Supplied data:
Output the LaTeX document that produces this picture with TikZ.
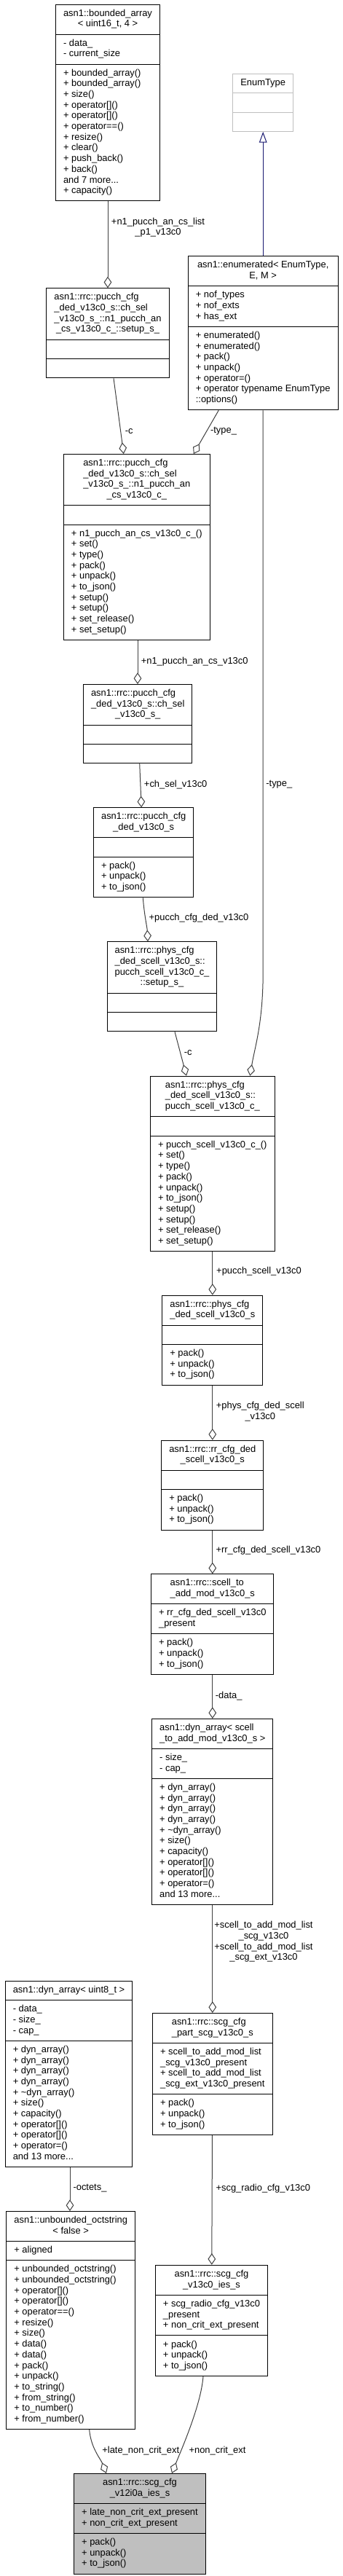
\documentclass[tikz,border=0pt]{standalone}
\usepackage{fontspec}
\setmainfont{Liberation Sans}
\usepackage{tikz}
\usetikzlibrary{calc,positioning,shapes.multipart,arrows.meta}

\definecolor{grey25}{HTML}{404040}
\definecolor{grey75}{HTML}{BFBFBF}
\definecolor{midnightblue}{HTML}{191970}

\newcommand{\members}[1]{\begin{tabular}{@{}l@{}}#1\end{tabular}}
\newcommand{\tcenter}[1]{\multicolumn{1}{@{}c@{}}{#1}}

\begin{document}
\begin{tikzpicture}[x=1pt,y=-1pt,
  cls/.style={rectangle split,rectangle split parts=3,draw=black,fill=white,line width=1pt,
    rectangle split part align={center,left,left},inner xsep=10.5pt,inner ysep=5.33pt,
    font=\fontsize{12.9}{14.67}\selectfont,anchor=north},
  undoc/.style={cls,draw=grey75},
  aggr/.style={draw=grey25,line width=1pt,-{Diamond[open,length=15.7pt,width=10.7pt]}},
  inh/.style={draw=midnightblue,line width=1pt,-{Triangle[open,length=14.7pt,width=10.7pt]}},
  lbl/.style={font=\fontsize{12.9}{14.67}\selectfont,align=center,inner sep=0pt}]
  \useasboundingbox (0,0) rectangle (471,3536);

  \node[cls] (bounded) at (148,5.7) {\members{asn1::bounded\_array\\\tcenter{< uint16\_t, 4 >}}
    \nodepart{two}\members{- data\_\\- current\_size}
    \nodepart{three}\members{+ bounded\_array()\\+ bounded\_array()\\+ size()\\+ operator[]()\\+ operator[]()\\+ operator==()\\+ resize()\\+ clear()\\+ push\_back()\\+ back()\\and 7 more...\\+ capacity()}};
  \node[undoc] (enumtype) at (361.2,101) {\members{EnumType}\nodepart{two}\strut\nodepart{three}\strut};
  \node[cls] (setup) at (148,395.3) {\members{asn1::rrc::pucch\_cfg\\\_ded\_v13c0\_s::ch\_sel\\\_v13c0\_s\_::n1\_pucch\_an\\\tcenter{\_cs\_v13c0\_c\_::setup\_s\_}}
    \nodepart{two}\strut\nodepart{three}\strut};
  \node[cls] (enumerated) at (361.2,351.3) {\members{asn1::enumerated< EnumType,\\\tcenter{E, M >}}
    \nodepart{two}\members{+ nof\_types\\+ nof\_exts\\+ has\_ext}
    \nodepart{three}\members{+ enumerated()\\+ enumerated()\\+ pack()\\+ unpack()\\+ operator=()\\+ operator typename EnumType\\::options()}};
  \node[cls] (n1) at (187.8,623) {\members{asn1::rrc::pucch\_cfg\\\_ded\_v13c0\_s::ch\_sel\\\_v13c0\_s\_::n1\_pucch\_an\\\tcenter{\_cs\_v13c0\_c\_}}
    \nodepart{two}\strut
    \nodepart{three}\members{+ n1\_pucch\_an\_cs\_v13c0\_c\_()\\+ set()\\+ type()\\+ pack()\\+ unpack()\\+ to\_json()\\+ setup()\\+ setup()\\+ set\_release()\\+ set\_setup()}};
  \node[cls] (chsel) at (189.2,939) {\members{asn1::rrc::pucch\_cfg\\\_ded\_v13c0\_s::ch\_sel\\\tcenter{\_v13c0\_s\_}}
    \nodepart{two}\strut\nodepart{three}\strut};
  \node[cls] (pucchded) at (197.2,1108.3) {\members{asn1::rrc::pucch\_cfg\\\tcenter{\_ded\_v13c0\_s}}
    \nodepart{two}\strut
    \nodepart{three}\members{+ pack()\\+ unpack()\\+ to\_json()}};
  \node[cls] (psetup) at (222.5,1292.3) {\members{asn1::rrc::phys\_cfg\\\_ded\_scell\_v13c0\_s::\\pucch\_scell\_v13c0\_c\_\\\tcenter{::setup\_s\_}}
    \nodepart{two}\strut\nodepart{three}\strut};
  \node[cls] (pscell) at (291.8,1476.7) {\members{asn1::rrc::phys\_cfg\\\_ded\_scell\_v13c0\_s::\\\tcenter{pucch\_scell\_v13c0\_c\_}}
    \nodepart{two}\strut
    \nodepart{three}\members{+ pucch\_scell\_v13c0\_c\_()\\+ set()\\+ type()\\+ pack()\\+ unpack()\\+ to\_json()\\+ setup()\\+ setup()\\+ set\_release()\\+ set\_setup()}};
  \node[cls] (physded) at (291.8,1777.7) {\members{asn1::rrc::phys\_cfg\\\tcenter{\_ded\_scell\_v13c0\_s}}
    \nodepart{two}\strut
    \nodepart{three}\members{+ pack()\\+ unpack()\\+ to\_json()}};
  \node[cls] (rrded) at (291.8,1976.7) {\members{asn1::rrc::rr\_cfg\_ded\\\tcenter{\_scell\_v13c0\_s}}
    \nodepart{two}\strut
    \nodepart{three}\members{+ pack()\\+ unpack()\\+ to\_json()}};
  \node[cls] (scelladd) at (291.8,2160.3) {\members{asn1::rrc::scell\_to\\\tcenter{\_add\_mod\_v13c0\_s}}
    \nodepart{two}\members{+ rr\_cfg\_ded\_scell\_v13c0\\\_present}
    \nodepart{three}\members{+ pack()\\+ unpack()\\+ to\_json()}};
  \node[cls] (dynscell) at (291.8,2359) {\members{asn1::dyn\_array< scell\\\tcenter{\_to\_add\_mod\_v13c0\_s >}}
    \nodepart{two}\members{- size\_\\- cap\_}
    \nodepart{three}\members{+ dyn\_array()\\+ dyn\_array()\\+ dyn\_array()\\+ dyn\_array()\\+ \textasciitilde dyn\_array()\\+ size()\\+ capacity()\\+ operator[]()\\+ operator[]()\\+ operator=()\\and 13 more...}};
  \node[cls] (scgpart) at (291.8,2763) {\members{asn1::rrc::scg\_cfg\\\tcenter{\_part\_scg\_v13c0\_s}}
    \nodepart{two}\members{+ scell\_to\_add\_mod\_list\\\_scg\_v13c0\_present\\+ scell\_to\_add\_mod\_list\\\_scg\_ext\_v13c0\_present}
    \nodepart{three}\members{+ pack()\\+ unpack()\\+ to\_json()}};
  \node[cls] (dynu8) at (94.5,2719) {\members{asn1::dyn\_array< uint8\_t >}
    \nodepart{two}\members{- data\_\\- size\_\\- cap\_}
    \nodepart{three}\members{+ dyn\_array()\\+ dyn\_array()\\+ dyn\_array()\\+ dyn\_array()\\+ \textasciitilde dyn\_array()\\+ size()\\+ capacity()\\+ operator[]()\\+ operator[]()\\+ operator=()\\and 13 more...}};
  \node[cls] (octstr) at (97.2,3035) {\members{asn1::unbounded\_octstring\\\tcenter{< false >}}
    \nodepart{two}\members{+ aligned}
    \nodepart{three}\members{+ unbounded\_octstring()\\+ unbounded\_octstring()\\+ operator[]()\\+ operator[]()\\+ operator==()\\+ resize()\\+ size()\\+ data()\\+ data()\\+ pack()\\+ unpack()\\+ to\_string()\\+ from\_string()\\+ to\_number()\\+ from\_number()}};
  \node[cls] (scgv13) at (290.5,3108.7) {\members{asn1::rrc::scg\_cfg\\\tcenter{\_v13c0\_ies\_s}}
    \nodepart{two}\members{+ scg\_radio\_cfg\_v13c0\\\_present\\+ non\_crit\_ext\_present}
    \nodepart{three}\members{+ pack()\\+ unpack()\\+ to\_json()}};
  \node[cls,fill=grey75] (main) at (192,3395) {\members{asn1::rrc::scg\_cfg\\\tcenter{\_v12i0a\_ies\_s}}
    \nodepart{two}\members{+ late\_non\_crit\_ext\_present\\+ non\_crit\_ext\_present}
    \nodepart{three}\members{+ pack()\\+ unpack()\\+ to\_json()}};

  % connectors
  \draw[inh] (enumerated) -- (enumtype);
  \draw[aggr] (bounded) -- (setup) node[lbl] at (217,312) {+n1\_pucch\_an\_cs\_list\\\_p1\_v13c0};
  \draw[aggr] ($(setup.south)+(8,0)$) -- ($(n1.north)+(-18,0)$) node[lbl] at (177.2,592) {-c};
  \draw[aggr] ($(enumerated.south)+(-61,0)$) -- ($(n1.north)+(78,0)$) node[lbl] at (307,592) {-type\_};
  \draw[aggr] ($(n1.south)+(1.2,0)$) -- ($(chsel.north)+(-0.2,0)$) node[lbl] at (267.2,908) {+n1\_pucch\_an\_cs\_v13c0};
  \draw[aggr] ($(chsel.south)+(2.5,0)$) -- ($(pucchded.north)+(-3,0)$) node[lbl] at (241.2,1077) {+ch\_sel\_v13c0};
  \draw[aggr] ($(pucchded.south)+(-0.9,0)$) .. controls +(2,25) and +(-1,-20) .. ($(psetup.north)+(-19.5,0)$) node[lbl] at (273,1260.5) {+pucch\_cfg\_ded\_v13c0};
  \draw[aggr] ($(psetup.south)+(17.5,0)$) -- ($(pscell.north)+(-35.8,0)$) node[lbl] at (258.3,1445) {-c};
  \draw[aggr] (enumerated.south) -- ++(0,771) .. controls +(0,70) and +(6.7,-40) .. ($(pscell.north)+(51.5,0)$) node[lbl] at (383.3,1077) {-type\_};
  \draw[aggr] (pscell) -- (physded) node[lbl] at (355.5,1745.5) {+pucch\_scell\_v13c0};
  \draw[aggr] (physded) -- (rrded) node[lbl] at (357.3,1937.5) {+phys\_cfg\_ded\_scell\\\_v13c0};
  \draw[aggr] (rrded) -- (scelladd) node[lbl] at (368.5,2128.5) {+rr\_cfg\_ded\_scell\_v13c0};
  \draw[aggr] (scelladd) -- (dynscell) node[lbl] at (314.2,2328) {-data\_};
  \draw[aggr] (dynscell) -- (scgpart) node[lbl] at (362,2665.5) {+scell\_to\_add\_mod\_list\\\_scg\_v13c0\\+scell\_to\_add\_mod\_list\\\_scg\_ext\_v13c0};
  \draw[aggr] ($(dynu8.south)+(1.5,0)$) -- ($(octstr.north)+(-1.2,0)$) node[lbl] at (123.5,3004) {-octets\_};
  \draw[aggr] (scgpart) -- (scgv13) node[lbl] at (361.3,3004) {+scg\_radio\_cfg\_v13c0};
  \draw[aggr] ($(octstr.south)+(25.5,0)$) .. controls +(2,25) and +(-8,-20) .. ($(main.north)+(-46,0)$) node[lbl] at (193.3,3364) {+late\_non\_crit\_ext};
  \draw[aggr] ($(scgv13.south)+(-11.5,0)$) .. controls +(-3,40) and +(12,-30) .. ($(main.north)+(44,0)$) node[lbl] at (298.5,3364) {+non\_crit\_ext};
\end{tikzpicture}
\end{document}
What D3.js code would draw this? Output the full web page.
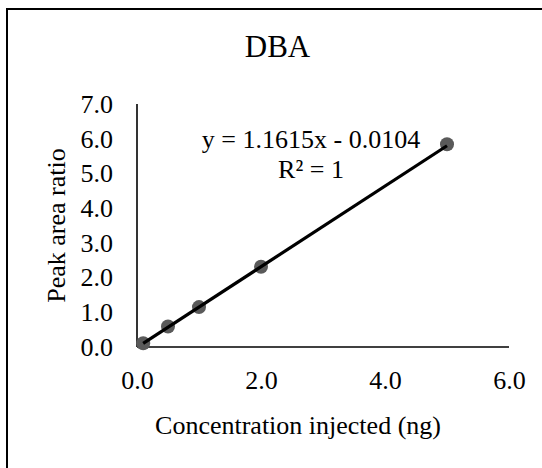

What to do: Provide only the count of lines in the data above that include the string "this".

Solution to the problem: 2